▶ [Prompt]:
Of all the lines in the material, how many include the word "this"? Reply with the number alone.

▶ [Records provided]:
_____
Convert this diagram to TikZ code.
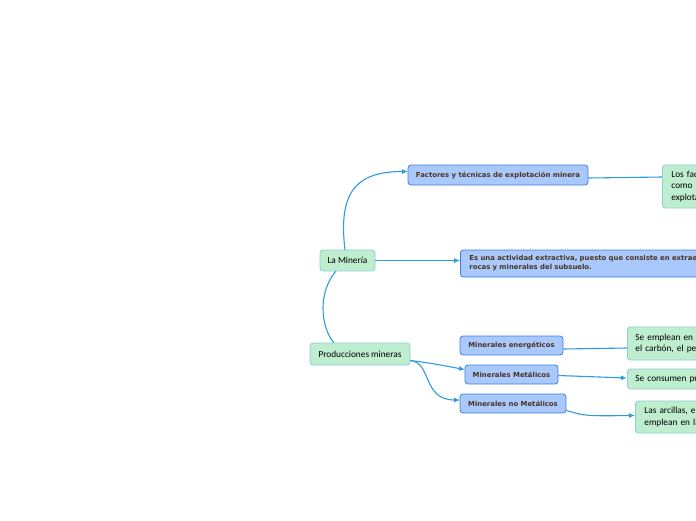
_____
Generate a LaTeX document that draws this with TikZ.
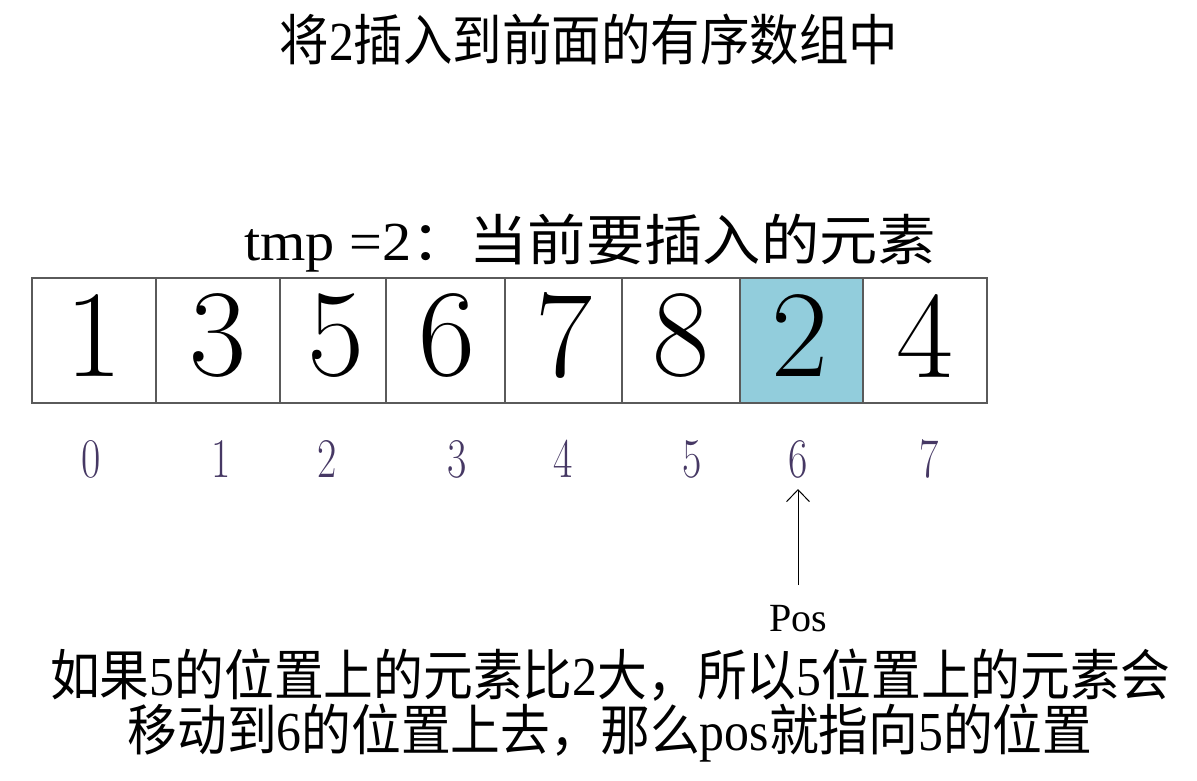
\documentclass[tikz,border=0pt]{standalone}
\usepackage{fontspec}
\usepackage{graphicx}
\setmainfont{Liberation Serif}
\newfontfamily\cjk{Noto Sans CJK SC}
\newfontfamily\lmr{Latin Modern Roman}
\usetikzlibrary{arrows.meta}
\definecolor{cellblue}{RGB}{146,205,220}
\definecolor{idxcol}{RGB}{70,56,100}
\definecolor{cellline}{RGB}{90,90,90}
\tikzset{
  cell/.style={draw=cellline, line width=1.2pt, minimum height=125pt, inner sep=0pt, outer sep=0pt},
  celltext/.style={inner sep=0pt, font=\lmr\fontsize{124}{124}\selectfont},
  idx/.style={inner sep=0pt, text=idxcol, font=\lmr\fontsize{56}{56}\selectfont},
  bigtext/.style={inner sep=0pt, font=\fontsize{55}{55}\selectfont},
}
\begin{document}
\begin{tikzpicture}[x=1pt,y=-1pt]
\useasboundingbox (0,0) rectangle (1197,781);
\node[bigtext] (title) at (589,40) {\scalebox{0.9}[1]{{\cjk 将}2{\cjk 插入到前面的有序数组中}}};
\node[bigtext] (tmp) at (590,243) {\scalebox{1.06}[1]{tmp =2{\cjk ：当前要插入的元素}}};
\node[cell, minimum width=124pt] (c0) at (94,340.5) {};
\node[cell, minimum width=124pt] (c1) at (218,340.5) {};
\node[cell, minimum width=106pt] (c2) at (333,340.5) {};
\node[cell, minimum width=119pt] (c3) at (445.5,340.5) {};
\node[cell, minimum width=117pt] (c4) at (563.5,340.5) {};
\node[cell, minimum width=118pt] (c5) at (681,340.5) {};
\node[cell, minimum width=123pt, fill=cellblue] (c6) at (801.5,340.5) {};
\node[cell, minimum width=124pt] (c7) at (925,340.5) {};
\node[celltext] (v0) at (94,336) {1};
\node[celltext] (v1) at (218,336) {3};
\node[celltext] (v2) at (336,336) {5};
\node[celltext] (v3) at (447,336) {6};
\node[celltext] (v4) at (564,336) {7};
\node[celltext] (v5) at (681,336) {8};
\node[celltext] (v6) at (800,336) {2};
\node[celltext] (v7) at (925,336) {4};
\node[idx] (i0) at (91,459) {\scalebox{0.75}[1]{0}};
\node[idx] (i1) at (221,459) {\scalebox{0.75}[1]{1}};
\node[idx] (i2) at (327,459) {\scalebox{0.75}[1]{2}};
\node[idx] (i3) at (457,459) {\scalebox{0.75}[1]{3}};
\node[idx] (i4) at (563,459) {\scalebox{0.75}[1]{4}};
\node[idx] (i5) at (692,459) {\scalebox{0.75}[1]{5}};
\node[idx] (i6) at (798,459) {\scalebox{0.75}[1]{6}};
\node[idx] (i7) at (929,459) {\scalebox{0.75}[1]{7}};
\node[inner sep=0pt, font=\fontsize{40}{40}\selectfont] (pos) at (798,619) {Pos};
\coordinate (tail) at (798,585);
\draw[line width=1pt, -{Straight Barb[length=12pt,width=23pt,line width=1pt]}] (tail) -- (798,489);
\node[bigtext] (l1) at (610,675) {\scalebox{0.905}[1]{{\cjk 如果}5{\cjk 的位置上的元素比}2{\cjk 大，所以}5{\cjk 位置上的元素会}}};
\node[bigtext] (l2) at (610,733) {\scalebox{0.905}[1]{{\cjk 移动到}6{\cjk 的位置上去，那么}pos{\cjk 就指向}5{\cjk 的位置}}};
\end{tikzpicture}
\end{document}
_____
▶ [Expected output]:
2